STORED DATA:
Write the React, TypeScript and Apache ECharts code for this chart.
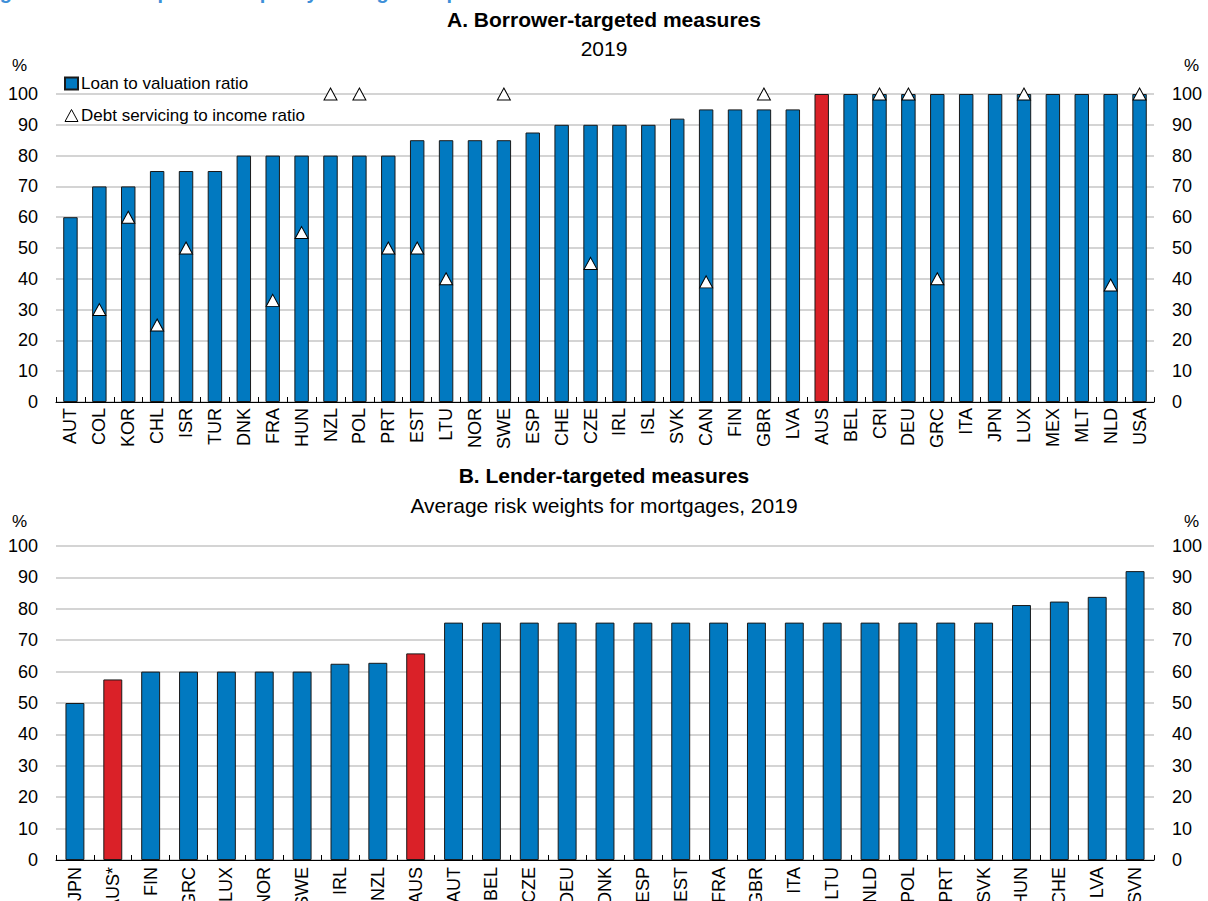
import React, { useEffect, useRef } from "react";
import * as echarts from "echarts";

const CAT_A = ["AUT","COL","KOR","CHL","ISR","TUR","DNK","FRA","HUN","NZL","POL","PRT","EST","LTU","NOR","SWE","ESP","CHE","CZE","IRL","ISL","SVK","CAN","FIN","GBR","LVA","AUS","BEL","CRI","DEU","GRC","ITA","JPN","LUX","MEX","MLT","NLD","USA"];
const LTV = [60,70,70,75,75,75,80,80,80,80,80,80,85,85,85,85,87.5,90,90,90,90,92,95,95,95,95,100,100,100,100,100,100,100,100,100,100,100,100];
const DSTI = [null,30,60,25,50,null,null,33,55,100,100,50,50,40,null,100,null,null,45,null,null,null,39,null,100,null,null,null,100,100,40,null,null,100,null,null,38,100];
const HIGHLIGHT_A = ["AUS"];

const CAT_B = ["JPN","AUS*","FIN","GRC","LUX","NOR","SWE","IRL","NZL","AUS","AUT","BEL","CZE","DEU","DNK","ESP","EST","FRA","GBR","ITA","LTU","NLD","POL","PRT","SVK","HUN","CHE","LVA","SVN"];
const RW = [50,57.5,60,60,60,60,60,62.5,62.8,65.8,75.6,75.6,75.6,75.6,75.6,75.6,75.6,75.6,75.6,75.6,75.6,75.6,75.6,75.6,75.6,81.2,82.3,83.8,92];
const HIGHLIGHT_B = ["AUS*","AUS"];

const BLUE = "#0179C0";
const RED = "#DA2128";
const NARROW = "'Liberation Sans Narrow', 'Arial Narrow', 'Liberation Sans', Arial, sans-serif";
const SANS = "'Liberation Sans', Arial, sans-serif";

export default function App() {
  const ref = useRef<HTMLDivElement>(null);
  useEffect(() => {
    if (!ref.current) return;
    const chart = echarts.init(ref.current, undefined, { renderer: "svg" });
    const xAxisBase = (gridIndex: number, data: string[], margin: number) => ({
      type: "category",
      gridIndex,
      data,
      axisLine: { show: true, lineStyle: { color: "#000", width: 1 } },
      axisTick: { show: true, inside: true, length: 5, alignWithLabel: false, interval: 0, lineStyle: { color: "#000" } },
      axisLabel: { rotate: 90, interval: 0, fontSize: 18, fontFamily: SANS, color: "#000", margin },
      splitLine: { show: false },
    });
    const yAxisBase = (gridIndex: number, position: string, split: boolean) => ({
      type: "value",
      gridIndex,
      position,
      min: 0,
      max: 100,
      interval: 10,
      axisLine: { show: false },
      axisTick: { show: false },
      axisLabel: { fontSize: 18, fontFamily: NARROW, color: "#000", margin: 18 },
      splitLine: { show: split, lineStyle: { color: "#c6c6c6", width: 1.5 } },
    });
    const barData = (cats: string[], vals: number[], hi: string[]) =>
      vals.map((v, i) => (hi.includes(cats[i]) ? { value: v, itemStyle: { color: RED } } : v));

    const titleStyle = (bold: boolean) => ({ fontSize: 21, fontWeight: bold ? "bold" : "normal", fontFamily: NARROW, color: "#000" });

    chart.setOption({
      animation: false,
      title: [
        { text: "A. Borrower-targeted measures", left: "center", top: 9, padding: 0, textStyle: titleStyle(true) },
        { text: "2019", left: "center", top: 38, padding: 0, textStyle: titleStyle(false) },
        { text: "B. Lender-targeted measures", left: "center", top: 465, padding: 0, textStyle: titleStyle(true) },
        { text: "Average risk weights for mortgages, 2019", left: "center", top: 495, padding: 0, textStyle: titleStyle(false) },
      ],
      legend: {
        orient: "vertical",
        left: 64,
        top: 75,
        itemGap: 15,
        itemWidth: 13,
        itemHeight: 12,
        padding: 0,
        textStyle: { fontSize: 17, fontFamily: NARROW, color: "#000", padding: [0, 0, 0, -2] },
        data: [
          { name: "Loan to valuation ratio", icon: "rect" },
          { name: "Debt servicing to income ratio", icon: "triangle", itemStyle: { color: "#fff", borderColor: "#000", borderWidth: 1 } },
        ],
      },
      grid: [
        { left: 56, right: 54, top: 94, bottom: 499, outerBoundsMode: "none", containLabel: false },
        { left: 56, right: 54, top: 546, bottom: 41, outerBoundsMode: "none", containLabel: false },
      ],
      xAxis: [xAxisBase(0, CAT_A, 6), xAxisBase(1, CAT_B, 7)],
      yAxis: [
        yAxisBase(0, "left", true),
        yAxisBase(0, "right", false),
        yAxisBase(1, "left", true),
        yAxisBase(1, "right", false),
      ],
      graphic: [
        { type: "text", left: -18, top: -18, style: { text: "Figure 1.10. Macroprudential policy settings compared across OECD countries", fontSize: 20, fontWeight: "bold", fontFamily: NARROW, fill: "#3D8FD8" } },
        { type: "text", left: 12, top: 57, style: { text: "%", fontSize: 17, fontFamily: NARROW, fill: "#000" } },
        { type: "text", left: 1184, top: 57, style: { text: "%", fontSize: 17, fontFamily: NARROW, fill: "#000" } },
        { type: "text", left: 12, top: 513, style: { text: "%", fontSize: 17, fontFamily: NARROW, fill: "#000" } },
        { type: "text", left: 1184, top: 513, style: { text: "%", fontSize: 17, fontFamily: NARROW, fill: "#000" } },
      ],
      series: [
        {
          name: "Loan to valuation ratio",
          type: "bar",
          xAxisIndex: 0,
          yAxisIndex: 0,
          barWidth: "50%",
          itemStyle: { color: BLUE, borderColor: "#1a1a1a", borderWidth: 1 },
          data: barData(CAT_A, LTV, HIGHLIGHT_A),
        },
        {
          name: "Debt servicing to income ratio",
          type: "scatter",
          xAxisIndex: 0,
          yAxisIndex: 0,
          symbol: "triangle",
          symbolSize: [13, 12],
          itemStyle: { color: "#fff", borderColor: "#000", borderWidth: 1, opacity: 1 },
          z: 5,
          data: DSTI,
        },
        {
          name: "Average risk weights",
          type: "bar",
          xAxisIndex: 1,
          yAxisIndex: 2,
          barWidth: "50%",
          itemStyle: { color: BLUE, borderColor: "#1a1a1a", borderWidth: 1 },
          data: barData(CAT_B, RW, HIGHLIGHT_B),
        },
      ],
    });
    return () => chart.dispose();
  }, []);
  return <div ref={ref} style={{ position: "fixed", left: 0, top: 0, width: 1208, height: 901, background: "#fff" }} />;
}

TASK: Without the pictures, output the full listing exactly as it stands.

REPLY:
Write the React, TypeScript and Apache ECharts code for this chart.
import React, { useEffect, useRef } from "react";
import * as echarts from "echarts";

const CAT_A = ["AUT","COL","KOR","CHL","ISR","TUR","DNK","FRA","HUN","NZL","POL","PRT","EST","LTU","NOR","SWE","ESP","CHE","CZE","IRL","ISL","SVK","CAN","FIN","GBR","LVA","AUS","BEL","CRI","DEU","GRC","ITA","JPN","LUX","MEX","MLT","NLD","USA"];
const LTV = [60,70,70,75,75,75,80,80,80,80,80,80,85,85,85,85,87.5,90,90,90,90,92,95,95,95,95,100,100,100,100,100,100,100,100,100,100,100,100];
const DSTI = [null,30,60,25,50,null,null,33,55,100,100,50,50,40,null,100,null,null,45,null,null,null,39,null,100,null,null,null,100,100,40,null,null,100,null,null,38,100];
const HIGHLIGHT_A = ["AUS"];

const CAT_B = ["JPN","AUS*","FIN","GRC","LUX","NOR","SWE","IRL","NZL","AUS","AUT","BEL","CZE","DEU","DNK","ESP","EST","FRA","GBR","ITA","LTU","NLD","POL","PRT","SVK","HUN","CHE","LVA","SVN"];
const RW = [50,57.5,60,60,60,60,60,62.5,62.8,65.8,75.6,75.6,75.6,75.6,75.6,75.6,75.6,75.6,75.6,75.6,75.6,75.6,75.6,75.6,75.6,81.2,82.3,83.8,92];
const HIGHLIGHT_B = ["AUS*","AUS"];

const BLUE = "#0179C0";
const RED = "#DA2128";
const NARROW = "'Liberation Sans Narrow', 'Arial Narrow', 'Liberation Sans', Arial, sans-serif";
const SANS = "'Liberation Sans', Arial, sans-serif";

export default function App() {
  const ref = useRef<HTMLDivElement>(null);
  useEffect(() => {
    if (!ref.current) return;
    const chart = echarts.init(ref.current, undefined, { renderer: "svg" });
    const xAxisBase = (gridIndex: number, data: string[], margin: number) => ({
      type: "category",
      gridIndex,
      data,
      axisLine: { show: true, lineStyle: { color: "#000", width: 1 } },
      axisTick: { show: true, inside: true, length: 5, alignWithLabel: false, interval: 0, lineStyle: { color: "#000" } },
      axisLabel: { rotate: 90, interval: 0, fontSize: 18, fontFamily: SANS, color: "#000", margin },
      splitLine: { show: false },
    });
    const yAxisBase = (gridIndex: number, position: string, split: boolean) => ({
      type: "value",
      gridIndex,
      position,
      min: 0,
      max: 100,
      interval: 10,
      axisLine: { show: false },
      axisTick: { show: false },
      axisLabel: { fontSize: 18, fontFamily: NARROW, color: "#000", margin: 18 },
      splitLine: { show: split, lineStyle: { color: "#c6c6c6", width: 1.5 } },
    });
    const barData = (cats: string[], vals: number[], hi: string[]) =>
      vals.map((v, i) => (hi.includes(cats[i]) ? { value: v, itemStyle: { color: RED } } : v));

    const titleStyle = (bold: boolean) => ({ fontSize: 21, fontWeight: bold ? "bold" : "normal", fontFamily: NARROW, color: "#000" });

    chart.setOption({
      animation: false,
      title: [
        { text: "A. Borrower-targeted measures", left: "center", top: 9, padding: 0, textStyle: titleStyle(true) },
        { text: "2019", left: "center", top: 38, padding: 0, textStyle: titleStyle(false) },
        { text: "B. Lender-targeted measures", left: "center", top: 465, padding: 0, textStyle: titleStyle(true) },
        { text: "Average risk weights for mortgages, 2019", left: "center", top: 495, padding: 0, textStyle: titleStyle(false) },
      ],
      legend: {
        orient: "vertical",
        left: 64,
        top: 75,
        itemGap: 15,
        itemWidth: 13,
        itemHeight: 12,
        padding: 0,
        textStyle: { fontSize: 17, fontFamily: NARROW, color: "#000", padding: [0, 0, 0, -2] },
        data: [
          { name: "Loan to valuation ratio", icon: "rect" },
          { name: "Debt servicing to income ratio", icon: "triangle", itemStyle: { color: "#fff", borderColor: "#000", borderWidth: 1 } },
        ],
      },
      grid: [
        { left: 56, right: 54, top: 94, bottom: 499, outerBoundsMode: "none", containLabel: false },
        { left: 56, right: 54, top: 546, bottom: 41, outerBoundsMode: "none", containLabel: false },
      ],
      xAxis: [xAxisBase(0, CAT_A, 6), xAxisBase(1, CAT_B, 7)],
      yAxis: [
        yAxisBase(0, "left", true),
        yAxisBase(0, "right", false),
        yAxisBase(1, "left", true),
        yAxisBase(1, "right", false),
      ],
      graphic: [
        { type: "text", left: -18, top: -18, style: { text: "Figure 1.10. Macroprudential policy settings compared across OECD countries", fontSize: 20, fontWeight: "bold", fontFamily: NARROW, fill: "#3D8FD8" } },
        { type: "text", left: 12, top: 57, style: { text: "%", fontSize: 17, fontFamily: NARROW, fill: "#000" } },
        { type: "text", left: 1184, top: 57, style: { text: "%", fontSize: 17, fontFamily: NARROW, fill: "#000" } },
        { type: "text", left: 12, top: 513, style: { text: "%", fontSize: 17, fontFamily: NARROW, fill: "#000" } },
        { type: "text", left: 1184, top: 513, style: { text: "%", fontSize: 17, fontFamily: NARROW, fill: "#000" } },
      ],
      series: [
        {
          name: "Loan to valuation ratio",
          type: "bar",
          xAxisIndex: 0,
          yAxisIndex: 0,
          barWidth: "50%",
          itemStyle: { color: BLUE, borderColor: "#1a1a1a", borderWidth: 1 },
          data: barData(CAT_A, LTV, HIGHLIGHT_A),
        },
        {
          name: "Debt servicing to income ratio",
          type: "scatter",
          xAxisIndex: 0,
          yAxisIndex: 0,
          symbol: "triangle",
          symbolSize: [13, 12],
          itemStyle: { color: "#fff", borderColor: "#000", borderWidth: 1, opacity: 1 },
          z: 5,
          data: DSTI,
        },
        {
          name: "Average risk weights",
          type: "bar",
          xAxisIndex: 1,
          yAxisIndex: 2,
          barWidth: "50%",
          itemStyle: { color: BLUE, borderColor: "#1a1a1a", borderWidth: 1 },
          data: barData(CAT_B, RW, HIGHLIGHT_B),
        },
      ],
    });
    return () => chart.dispose();
  }, []);
  return <div ref={ref} style={{ position: "fixed", left: 0, top: 0, width: 1208, height: 901, background: "#fff" }} />;
}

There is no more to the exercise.